▶ [YOUR GOAL] Repeat the whole listing below, word for word.

▶ [PROVIDED DATA]
● ● ●

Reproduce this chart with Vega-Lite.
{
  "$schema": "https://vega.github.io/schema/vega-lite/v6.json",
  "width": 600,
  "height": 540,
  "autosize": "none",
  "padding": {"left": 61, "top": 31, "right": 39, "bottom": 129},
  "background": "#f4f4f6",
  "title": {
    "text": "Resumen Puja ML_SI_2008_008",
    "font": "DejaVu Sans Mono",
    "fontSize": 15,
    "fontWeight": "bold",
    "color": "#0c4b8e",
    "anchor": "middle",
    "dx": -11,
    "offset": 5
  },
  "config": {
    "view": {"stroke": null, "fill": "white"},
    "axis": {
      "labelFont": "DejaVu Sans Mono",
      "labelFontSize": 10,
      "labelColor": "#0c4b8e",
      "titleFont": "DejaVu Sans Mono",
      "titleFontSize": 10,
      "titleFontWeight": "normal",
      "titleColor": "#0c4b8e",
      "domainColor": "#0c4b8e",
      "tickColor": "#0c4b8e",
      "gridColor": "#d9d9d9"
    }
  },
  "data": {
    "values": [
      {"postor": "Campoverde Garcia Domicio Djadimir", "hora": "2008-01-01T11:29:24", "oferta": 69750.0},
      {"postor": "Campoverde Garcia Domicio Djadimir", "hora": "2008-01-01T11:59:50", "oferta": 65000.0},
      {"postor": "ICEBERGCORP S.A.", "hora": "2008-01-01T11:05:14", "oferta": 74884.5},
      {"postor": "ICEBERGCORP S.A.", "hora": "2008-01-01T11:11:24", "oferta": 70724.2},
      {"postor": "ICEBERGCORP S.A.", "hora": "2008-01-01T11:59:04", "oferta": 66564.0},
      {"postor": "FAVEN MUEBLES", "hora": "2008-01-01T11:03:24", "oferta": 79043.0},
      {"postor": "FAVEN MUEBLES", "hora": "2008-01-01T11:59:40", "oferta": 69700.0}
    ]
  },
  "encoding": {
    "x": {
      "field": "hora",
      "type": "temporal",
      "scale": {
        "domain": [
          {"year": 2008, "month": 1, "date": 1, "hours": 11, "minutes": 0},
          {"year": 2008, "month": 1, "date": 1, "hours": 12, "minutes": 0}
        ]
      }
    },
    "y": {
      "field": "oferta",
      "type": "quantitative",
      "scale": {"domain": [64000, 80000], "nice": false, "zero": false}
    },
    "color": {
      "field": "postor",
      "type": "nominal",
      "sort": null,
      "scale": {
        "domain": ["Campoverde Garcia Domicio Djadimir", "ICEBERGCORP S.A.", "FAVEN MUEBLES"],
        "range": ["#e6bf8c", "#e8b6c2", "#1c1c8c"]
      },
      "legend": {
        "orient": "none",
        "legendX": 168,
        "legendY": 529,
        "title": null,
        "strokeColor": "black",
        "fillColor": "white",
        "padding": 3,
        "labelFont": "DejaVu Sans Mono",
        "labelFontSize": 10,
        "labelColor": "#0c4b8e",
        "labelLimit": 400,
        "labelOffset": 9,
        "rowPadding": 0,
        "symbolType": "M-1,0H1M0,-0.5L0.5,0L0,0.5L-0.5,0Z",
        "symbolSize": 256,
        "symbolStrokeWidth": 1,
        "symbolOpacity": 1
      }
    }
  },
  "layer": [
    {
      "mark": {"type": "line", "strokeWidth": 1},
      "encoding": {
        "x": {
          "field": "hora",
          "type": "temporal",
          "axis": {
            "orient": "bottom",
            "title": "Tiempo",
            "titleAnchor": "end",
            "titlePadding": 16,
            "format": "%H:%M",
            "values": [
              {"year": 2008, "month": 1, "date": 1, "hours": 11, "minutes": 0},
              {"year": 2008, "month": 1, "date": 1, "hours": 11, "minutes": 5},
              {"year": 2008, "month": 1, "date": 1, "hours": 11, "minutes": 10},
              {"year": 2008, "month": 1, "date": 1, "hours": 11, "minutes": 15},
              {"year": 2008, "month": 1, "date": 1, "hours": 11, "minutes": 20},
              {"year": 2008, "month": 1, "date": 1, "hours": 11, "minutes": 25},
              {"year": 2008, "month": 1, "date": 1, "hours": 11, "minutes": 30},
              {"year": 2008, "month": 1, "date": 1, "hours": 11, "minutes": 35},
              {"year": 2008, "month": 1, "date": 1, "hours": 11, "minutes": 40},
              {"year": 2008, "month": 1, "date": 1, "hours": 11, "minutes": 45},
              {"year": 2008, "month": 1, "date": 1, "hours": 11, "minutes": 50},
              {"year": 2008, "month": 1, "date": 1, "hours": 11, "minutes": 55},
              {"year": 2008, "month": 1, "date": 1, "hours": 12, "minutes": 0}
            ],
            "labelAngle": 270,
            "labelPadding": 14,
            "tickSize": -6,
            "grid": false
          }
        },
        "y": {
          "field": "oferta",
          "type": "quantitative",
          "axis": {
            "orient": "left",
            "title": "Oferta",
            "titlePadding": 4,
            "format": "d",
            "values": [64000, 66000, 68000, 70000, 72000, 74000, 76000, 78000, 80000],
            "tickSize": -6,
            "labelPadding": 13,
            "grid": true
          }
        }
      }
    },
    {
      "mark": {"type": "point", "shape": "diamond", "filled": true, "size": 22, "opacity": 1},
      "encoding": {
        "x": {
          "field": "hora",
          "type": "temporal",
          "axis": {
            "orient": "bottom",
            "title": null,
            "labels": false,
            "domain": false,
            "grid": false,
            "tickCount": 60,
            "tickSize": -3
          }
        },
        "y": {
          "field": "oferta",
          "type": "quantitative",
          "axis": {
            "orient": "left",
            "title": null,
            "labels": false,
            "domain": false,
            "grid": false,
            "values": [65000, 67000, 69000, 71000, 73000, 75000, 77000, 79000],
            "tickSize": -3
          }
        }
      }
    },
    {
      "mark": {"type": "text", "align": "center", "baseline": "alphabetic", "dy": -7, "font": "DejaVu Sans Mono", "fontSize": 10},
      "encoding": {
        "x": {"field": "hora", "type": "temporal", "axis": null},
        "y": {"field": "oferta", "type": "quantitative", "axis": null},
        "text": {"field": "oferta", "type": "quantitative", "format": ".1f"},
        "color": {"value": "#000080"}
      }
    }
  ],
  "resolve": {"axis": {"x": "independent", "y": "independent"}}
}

● ● ●

▶ [REPLY TO THE EXERCISE]
Reproduce this chart with Vega-Lite.
{
  "$schema": "https://vega.github.io/schema/vega-lite/v6.json",
  "width": 600,
  "height": 540,
  "autosize": "none",
  "padding": {"left": 61, "top": 31, "right": 39, "bottom": 129},
  "background": "#f4f4f6",
  "title": {
    "text": "Resumen Puja ML_SI_2008_008",
    "font": "DejaVu Sans Mono",
    "fontSize": 15,
    "fontWeight": "bold",
    "color": "#0c4b8e",
    "anchor": "middle",
    "dx": -11,
    "offset": 5
  },
  "config": {
    "view": {"stroke": null, "fill": "white"},
    "axis": {
      "labelFont": "DejaVu Sans Mono",
      "labelFontSize": 10,
      "labelColor": "#0c4b8e",
      "titleFont": "DejaVu Sans Mono",
      "titleFontSize": 10,
      "titleFontWeight": "normal",
      "titleColor": "#0c4b8e",
      "domainColor": "#0c4b8e",
      "tickColor": "#0c4b8e",
      "gridColor": "#d9d9d9"
    }
  },
  "data": {
    "values": [
      {"postor": "Campoverde Garcia Domicio Djadimir", "hora": "2008-01-01T11:29:24", "oferta": 69750.0},
      {"postor": "Campoverde Garcia Domicio Djadimir", "hora": "2008-01-01T11:59:50", "oferta": 65000.0},
      {"postor": "ICEBERGCORP S.A.", "hora": "2008-01-01T11:05:14", "oferta": 74884.5},
      {"postor": "ICEBERGCORP S.A.", "hora": "2008-01-01T11:11:24", "oferta": 70724.2},
      {"postor": "ICEBERGCORP S.A.", "hora": "2008-01-01T11:59:04", "oferta": 66564.0},
      {"postor": "FAVEN MUEBLES", "hora": "2008-01-01T11:03:24", "oferta": 79043.0},
      {"postor": "FAVEN MUEBLES", "hora": "2008-01-01T11:59:40", "oferta": 69700.0}
    ]
  },
  "encoding": {
    "x": {
      "field": "hora",
      "type": "temporal",
      "scale": {
        "domain": [
          {"year": 2008, "month": 1, "date": 1, "hours": 11, "minutes": 0},
          {"year": 2008, "month": 1, "date": 1, "hours": 12, "minutes": 0}
        ]
      }
    },
    "y": {
      "field": "oferta",
      "type": "quantitative",
      "scale": {"domain": [64000, 80000], "nice": false, "zero": false}
    },
    "color": {
      "field": "postor",
      "type": "nominal",
      "sort": null,
      "scale": {
        "domain": ["Campoverde Garcia Domicio Djadimir", "ICEBERGCORP S.A.", "FAVEN MUEBLES"],
        "range": ["#e6bf8c", "#e8b6c2", "#1c1c8c"]
      },
      "legend": {
        "orient": "none",
        "legendX": 168,
        "legendY": 529,
        "title": null,
        "strokeColor": "black",
        "fillColor": "white",
        "padding": 3,
        "labelFont": "DejaVu Sans Mono",
        "labelFontSize": 10,
        "labelColor": "#0c4b8e",
        "labelLimit": 400,
        "labelOffset": 9,
        "rowPadding": 0,
        "symbolType": "M-1,0H1M0,-0.5L0.5,0L0,0.5L-0.5,0Z",
        "symbolSize": 256,
        "symbolStrokeWidth": 1,
        "symbolOpacity": 1
      }
    }
  },
  "layer": [
    {
      "mark": {"type": "line", "strokeWidth": 1},
      "encoding": {
        "x": {
          "field": "hora",
          "type": "temporal",
          "axis": {
            "orient": "bottom",
            "title": "Tiempo",
            "titleAnchor": "end",
            "titlePadding": 16,
            "format": "%H:%M",
            "values": [
              {"year": 2008, "month": 1, "date": 1, "hours": 11, "minutes": 0},
              {"year": 2008, "month": 1, "date": 1, "hours": 11, "minutes": 5},
              {"year": 2008, "month": 1, "date": 1, "hours": 11, "minutes": 10},
              {"year": 2008, "month": 1, "date": 1, "hours": 11, "minutes": 15},
              {"year": 2008, "month": 1, "date": 1, "hours": 11, "minutes": 20},
              {"year": 2008, "month": 1, "date": 1, "hours": 11, "minutes": 25},
              {"year": 2008, "month": 1, "date": 1, "hours": 11, "minutes": 30},
              {"year": 2008, "month": 1, "date": 1, "hours": 11, "minutes": 35},
              {"year": 2008, "month": 1, "date": 1, "hours": 11, "minutes": 40},
              {"year": 2008, "month": 1, "date": 1, "hours": 11, "minutes": 45},
              {"year": 2008, "month": 1, "date": 1, "hours": 11, "minutes": 50},
              {"year": 2008, "month": 1, "date": 1, "hours": 11, "minutes": 55},
              {"year": 2008, "month": 1, "date": 1, "hours": 12, "minutes": 0}
            ],
            "labelAngle": 270,
            "labelPadding": 14,
            "tickSize": -6,
            "grid": false
          }
        },
        "y": {
          "field": "oferta",
          "type": "quantitative",
          "axis": {
            "orient": "left",
            "title": "Oferta",
            "titlePadding": 4,
            "format": "d",
            "values": [64000, 66000, 68000, 70000, 72000, 74000, 76000, 78000, 80000],
            "tickSize": -6,
            "labelPadding": 13,
            "grid": true
          }
        }
      }
    },
    {
      "mark": {"type": "point", "shape": "diamond", "filled": true, "size": 22, "opacity": 1},
      "encoding": {
        "x": {
          "field": "hora",
          "type": "temporal",
          "axis": {
            "orient": "bottom",
            "title": null,
            "labels": false,
            "domain": false,
            "grid": false,
            "tickCount": 60,
            "tickSize": -3
          }
        },
        "y": {
          "field": "oferta",
          "type": "quantitative",
          "axis": {
            "orient": "left",
            "title": null,
            "labels": false,
            "domain": false,
            "grid": false,
            "values": [65000, 67000, 69000, 71000, 73000, 75000, 77000, 79000],
            "tickSize": -3
          }
        }
      }
    },
    {
      "mark": {"type": "text", "align": "center", "baseline": "alphabetic", "dy": -7, "font": "DejaVu Sans Mono", "fontSize": 10},
      "encoding": {
        "x": {"field": "hora", "type": "temporal", "axis": null},
        "y": {"field": "oferta", "type": "quantitative", "axis": null},
        "text": {"field": "oferta", "type": "quantitative", "format": ".1f"},
        "color": {"value": "#000080"}
      }
    }
  ],
  "resolve": {"axis": {"x": "independent", "y": "independent"}}
}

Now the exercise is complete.